DATA PROVIDED:

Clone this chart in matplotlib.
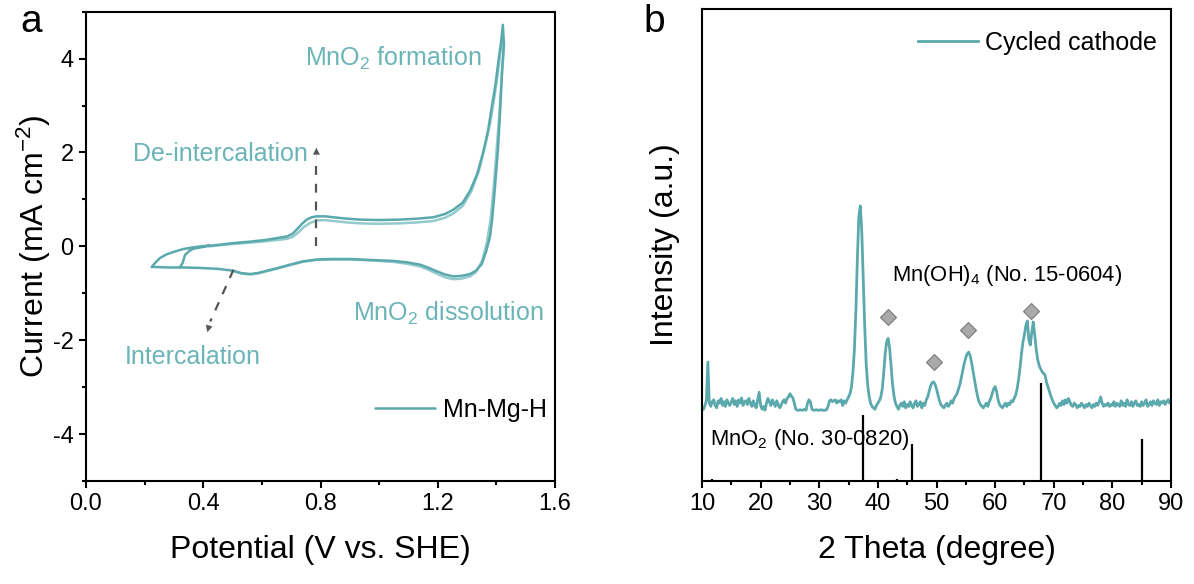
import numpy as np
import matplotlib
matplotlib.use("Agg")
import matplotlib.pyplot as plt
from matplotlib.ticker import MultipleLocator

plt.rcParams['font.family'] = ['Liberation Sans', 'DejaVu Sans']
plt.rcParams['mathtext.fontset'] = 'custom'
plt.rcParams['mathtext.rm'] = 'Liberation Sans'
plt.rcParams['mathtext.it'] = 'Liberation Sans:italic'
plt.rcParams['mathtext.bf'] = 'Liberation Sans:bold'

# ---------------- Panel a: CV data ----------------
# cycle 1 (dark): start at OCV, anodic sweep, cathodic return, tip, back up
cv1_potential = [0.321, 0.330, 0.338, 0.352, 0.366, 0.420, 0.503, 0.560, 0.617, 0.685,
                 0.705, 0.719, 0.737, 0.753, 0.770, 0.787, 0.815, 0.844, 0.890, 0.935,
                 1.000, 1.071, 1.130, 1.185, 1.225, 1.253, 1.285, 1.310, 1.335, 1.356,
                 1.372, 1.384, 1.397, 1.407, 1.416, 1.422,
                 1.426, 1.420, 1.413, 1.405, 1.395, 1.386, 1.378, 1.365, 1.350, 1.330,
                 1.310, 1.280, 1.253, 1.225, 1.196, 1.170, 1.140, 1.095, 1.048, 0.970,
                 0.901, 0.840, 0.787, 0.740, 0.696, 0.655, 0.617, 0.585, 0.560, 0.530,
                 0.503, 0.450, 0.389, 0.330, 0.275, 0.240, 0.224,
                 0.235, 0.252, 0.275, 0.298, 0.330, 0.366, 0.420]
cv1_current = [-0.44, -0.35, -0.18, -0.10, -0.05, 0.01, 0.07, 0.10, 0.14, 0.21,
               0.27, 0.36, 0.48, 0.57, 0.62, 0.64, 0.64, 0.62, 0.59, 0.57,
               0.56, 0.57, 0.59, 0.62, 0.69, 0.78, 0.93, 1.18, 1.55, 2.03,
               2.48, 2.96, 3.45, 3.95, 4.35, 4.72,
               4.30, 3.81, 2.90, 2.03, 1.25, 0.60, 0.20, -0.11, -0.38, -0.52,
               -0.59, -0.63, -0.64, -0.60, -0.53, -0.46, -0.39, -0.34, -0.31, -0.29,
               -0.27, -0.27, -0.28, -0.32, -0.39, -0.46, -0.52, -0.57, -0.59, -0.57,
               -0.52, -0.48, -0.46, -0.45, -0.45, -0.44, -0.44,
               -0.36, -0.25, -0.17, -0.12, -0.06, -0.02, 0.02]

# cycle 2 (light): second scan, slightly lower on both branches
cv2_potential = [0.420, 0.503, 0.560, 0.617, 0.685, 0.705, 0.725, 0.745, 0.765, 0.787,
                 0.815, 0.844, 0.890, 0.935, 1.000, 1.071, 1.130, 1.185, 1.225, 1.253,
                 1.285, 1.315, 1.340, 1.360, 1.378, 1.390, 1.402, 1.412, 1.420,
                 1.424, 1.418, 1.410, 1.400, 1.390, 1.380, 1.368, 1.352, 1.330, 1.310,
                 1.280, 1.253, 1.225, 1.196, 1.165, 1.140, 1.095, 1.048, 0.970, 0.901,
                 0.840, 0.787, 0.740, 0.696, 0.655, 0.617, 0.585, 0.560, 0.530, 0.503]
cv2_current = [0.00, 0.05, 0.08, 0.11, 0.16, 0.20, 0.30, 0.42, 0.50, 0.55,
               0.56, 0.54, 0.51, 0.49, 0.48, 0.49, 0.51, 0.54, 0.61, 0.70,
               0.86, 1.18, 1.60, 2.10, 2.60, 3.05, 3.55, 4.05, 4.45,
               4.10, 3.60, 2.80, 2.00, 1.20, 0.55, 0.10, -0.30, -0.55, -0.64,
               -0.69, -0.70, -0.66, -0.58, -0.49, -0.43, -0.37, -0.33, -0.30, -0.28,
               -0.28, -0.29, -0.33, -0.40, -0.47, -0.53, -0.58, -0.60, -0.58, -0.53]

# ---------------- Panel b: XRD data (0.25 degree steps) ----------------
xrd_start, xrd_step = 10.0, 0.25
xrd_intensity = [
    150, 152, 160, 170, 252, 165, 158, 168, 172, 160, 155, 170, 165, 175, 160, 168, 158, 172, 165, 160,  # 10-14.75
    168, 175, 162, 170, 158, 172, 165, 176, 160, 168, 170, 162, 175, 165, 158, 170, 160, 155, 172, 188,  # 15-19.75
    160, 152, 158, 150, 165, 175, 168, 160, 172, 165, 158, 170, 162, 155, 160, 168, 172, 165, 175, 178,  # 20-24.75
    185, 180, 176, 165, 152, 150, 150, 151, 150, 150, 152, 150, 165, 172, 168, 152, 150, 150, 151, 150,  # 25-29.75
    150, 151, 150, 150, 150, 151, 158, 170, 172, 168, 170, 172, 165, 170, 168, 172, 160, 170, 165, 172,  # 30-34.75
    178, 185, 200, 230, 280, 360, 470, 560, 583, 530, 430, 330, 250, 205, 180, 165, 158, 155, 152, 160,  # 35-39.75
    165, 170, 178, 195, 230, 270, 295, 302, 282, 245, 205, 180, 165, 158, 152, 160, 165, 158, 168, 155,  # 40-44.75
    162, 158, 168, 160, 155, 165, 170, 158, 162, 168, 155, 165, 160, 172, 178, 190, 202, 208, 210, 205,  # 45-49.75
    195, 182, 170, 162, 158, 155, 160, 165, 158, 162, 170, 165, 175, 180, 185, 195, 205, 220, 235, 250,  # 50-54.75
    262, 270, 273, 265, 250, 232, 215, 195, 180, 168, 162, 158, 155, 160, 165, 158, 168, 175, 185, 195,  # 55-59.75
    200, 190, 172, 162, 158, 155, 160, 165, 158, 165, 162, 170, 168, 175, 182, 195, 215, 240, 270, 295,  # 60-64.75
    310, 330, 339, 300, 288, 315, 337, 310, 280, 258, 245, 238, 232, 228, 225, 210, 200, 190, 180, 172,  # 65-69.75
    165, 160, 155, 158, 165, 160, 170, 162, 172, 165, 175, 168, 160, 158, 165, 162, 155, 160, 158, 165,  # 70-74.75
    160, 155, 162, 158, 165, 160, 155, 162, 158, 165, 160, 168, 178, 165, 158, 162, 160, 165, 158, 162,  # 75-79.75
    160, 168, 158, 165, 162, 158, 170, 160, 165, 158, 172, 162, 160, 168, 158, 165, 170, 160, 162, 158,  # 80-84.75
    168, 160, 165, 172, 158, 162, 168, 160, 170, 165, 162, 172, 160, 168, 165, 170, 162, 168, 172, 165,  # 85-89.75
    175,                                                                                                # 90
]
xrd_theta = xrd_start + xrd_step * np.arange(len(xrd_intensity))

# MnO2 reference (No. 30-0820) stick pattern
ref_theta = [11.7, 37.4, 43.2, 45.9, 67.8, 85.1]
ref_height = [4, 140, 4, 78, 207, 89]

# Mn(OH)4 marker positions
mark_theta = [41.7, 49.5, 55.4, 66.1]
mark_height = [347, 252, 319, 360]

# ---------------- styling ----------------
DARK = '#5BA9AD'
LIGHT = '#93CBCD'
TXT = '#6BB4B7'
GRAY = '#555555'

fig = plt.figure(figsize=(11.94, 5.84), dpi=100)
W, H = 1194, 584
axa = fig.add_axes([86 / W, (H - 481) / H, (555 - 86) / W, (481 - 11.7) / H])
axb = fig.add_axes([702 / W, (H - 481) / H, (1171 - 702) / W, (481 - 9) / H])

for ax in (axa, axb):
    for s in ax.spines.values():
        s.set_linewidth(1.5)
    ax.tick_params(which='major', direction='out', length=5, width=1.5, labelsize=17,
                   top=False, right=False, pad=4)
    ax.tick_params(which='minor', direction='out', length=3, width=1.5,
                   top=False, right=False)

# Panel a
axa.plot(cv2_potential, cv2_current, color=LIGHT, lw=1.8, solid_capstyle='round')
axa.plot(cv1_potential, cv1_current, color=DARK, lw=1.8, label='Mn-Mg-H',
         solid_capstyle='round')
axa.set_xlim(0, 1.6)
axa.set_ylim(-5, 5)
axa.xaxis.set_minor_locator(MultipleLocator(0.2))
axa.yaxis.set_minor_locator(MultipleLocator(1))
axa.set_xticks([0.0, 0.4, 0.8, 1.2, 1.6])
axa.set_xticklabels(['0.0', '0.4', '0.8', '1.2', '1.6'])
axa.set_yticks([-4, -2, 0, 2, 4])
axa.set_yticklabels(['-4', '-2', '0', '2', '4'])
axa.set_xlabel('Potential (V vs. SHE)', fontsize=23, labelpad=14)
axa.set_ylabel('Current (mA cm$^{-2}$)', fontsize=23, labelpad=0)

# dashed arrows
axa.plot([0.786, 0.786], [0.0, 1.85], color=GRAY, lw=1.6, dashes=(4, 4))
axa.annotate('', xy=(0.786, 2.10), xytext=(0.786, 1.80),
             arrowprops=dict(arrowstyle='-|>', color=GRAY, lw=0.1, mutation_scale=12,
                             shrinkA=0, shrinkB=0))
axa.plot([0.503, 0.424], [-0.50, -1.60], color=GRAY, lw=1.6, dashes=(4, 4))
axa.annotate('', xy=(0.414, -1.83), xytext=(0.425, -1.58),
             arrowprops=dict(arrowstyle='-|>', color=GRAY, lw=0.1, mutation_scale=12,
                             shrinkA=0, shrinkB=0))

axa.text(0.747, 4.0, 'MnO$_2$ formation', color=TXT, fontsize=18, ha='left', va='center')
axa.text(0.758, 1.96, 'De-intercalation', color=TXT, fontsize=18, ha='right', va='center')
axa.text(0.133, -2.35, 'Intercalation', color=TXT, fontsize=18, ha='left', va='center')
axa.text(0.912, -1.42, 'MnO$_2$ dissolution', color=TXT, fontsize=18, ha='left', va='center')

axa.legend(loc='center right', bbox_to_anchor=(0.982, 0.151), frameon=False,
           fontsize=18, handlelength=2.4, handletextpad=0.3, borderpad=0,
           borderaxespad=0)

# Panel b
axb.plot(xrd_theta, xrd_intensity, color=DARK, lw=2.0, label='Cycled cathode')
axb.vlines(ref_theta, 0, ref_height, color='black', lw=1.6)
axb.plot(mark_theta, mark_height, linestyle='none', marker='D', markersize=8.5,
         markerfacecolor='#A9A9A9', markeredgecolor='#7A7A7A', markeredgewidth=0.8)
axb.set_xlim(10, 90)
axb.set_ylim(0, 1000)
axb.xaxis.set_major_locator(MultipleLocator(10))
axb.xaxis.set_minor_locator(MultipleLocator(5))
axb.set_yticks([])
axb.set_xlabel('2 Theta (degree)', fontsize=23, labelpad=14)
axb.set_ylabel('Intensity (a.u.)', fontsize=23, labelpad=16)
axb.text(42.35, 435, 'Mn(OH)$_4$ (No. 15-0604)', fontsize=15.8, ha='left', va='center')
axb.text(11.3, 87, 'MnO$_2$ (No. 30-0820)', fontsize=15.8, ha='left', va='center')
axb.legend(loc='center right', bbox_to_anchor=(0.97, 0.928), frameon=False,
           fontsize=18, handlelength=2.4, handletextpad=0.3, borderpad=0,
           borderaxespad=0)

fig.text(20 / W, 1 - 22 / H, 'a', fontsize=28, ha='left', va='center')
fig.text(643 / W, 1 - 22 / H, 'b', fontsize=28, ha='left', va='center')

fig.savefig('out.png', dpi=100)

TASK BRIEF: Return the material line for line, from its beginning to the line that contains "from matplotlib.ticker import MultipleLocator", with the pictures left out.

EXERCISE RESULT:
Clone this chart in matplotlib.
import numpy as np
import matplotlib
matplotlib.use("Agg")
import matplotlib.pyplot as plt
from matplotlib.ticker import MultipleLocator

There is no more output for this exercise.